President of the ADF-RDA
- In office 29 June 2003 – 29 January 2026

Minister of Transport
- In office 6 January 2006 – 2013

Minister of Social Action and National Solidarity
- In office 12 November 2000 – 10 June 2002

Fourth Vice-President of the National Assembly of Burkina Faso
- In office 2013–2014

Personal details
- Born: December 25, 1968 (age 57) Ouagadougou, Burkina Faso
- Party: Alliance for Democracy and Federation–African Democratic Rally (ADF-RDA)
- Parent: Gérard Kango Ouédraogo (father);
- Occupation: Politician, lawyer

= Gilbert Noël Ouédraogo =

Burkinabé politician

Gilbert Noël Ouédraogo (born 25 December 1968) is a Burkinabé politician who served as President of the Alliance for Democracy and Federation–African Democratic Rally (ADF-RDA), a political party in Burkina Faso, from 2003 until its dissolution in 2026. He served in the government of Burkina Faso as Minister of Social Action and National Solidarity from 2000 to 2002 and as Minister of Transport from 2006 to 2013. He was the Fourth Vice-President of the National Assembly of Burkina Faso from 2013 to 2014.

==Life and career==
Ouédraogo, whose father was Gérard Kango Ouedraogo, was born in Ouagadougou and is a lawyer by profession. After standing unsuccessfully in the May 1992 parliamentary election as the seventh substitute candidate on the candidate list in Houet Province, he became the ADF-RDA's Secretary of Youth in 1994 and then its Secretary of External Relations in 1998. He was appointed to the government as Minister of Social Action and National Solidarity on 12 November 2000. In the May 2002 parliamentary election, he was elected to the National Assembly as an ADF-RDA candidate in Nord Region; he was not retained in his ministerial post in the government appointed on 10 June 2002, but was elected as the Third Vice-President of the National Assembly. He was re-elected to that post in June 2003 and June 2004.

Ouédraogo was elected as President of the ADF-RDA at the party's 28-29 June 2003 extraordinary congress, and as the head of the largest opposition party he received the title of Leader of the Opposition. In March 2004, he was elected by the National Assembly as one of Burkina Faso's members of the Pan-African Parliament. In the Pan-African Parliament, he became General Rapporteur of the ad hoc Judicial Affairs Commission, and in October 2004 he was elected as Vice-President of the West African Regional Group in the Pan-African Parliament. Despite being an opposition party, the ADF-RDA supported President Blaise Compaoré's candidacy in the November 2005 presidential election; after the election, Compaoré appointed Ouédraogo as Minister of Transport on 6 January 2006.

In the May 2007 parliamentary election, Ouédraogo was again elected to the National Assembly as a candidate on the ADF-RDA's national list, but he remained a member of the government after the election.

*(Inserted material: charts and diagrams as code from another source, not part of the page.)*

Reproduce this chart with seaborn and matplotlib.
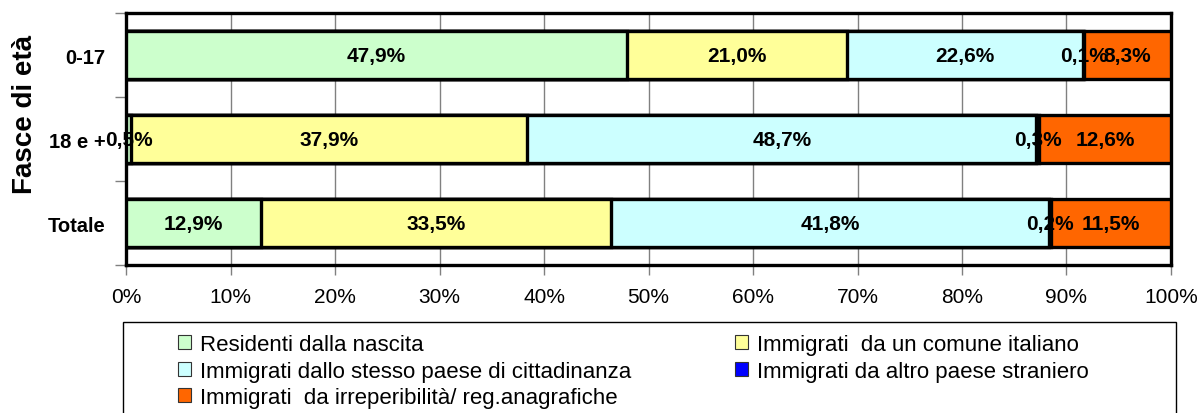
import numpy as np
import pandas as pd
import seaborn as sns
import matplotlib.pyplot as plt
from matplotlib.patches import Rectangle, Patch

# data
fasce = ['0-17', '18 e +', 'Totale']
series = ['Residenti dalla nascita',
          'Immigrati  da un comune italiano',
          'Immigrati dallo stesso paese di cittadinanza',
          'Immigrati da altro paese straniero',
          'Immigrati  da irreperibilità/ reg.anagrafiche']
residenti = [47.9, 0.5, 12.9]
comune_it = [21.0, 37.9, 33.5]
stesso_paese = [22.6, 48.7, 41.8]
altro_paese = [0.1, 0.3, 0.2]
irreperibili = [8.3, 12.6, 11.5]
colori = ['#CCFFCC', '#FFFF99', '#CCFFFF', '#0000FF', '#FF6600']

sns.set_style('white')
plt.rcParams['font.family'] = ['Liberation Sans', 'DejaVu Sans']
plt.rcParams['text.color'] = 'black'
plt.rcParams['xtick.color'] = '#808080'
plt.rcParams['ytick.color'] = '#808080'
plt.rcParams['xtick.labelcolor'] = 'black'
plt.rcParams['ytick.labelcolor'] = 'black'
plt.rcParams['axes.labelcolor'] = 'black'

vals = np.array([residenti, comune_it, stesso_paese, altro_paese, irreperibili])
# normalise to 100% (as the chart does)
vals = vals / vals.sum(axis=0) * 100
cum = vals.cumsum(axis=0)

fig = plt.figure(figsize=(12.01, 4.14), dpi=100)
ax = fig.add_axes([0.105, 0.357, 0.870, 0.609])

# stacked bars: draw cumulative totals from the last series to the first
for i in range(len(series) - 1, -1, -1):
    df = pd.DataFrame({'fascia': fasce, 'v': cum[i]})
    sns.barplot(data=df, x='v', y='fascia', orient='h', color=colori[i],
                width=0.57, edgecolor='black', linewidth=2.4, ax=ax,
                saturation=1, zorder=3)

# labels in the middle of every segment
orig = [residenti, comune_it, stesso_paese, altro_paese, irreperibili]
for i in range(len(series)):
    for j in range(len(fasce)):
        centro = cum[i][j] - vals[i][j] / 2
        txt = f'{orig[i][j]:.1f}%'.replace('.', ',')
        ax.text(centro, j, txt, ha='center', va='center',
                fontsize=15, fontweight='bold', zorder=5)

ax.set_xlim(0, 100)
ax.set_ylim(2.5, -0.5)
ax.set_xticks(np.arange(0, 101, 10))
ax.set_xticklabels([f'{x}%' for x in range(0, 101, 10)], fontsize=15)
ax.xaxis.grid(True, color='#808080', linewidth=1, zorder=0)
ax.set_axisbelow(True)
ax.tick_params(axis='x', direction='out', length=7, width=1,
               bottom=True, pad=9)
ax.set_yticks([0, 1, 2])
ax.set_yticklabels(fasce, fontsize=14.5, fontweight='bold')
ax.tick_params(axis='y', length=0, pad=15)
ax.set_yticks([-0.5, 0.5, 1.5, 2.5], minor=True)
ax.tick_params(axis='y', which='minor', direction='out', length=8,
               width=1, left=True)
ax.set_xlabel('')
ax.set_ylabel('Fasce di età', fontsize=20, fontweight='bold')
ax.yaxis.set_label_coords(-0.084, 0.6)
for sp in ax.spines.values():
    sp.set_visible(True)
    sp.set_color('black')
    sp.set_linewidth(2.4)

# legend box running past the bottom of the figure
fig.patches.append(Rectangle((123 / 1201, -0.2), (1176 - 123) / 1201,
                             0.2 + (414 - 323) / 414,
                             transform=fig.transFigure, facecolor='white',
                             edgecolor='black', linewidth=1))
ordine = [0, 2, 4, 1, 3]
handles = [Patch(facecolor=colori[k], edgecolor='#333333', linewidth=0.8)
           for k in ordine]
fig.legend(handles, [series[k] for k in ordine], ncol=2, frameon=False,
           loc='upper left', bbox_to_anchor=(178 / 1201, 1 - 335 / 414),
           fontsize=16, handlelength=0.6, handleheight=0.6,
           handletextpad=0.4, columnspacing=4.65, labelspacing=0.25,
           borderpad=0, borderaxespad=0)

fig.savefig('out.png', dpi=100)
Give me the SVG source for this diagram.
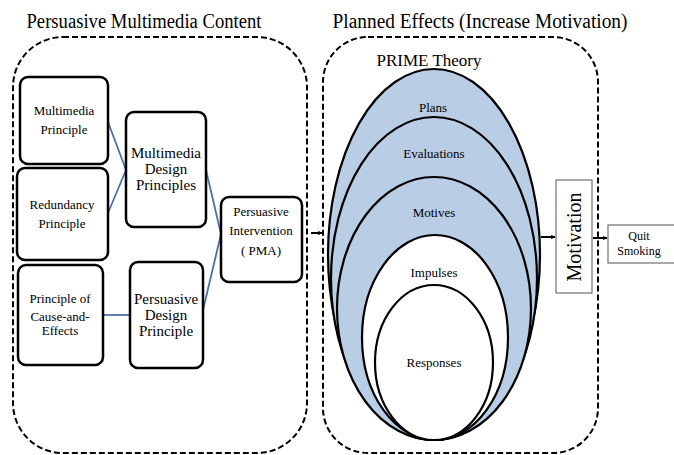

In the December 2012 parliamentary election, he was again elected to the National Assembly. Following the election, the ADF-RDA was not included in the government that was formed on 2 January 2013. Later in the same month, he was elected as Fourth Vice-President of the National Assembly.

Ouédraogo and the ADF-RDA supported the proposed constitutional amendment in 2014 that would have lifted term limits and allowed Compaoré to run for President again. The controversy over the amendment resulted in violent protests and the forced resignation of Compaoré on 31 October 2014. In August 2015, Ouédraogo was designated as the ADF-RDA's candidate for the October 2015 presidential election. However, he was barred from running by the Constitutional Council on 29 August 2015, along with the leader of the Congress for Democracy and Progress, Eddie Komboïgo, for supporting the removal of term limits. For the same reason, he was also barred from standing as a parliamentary candidate.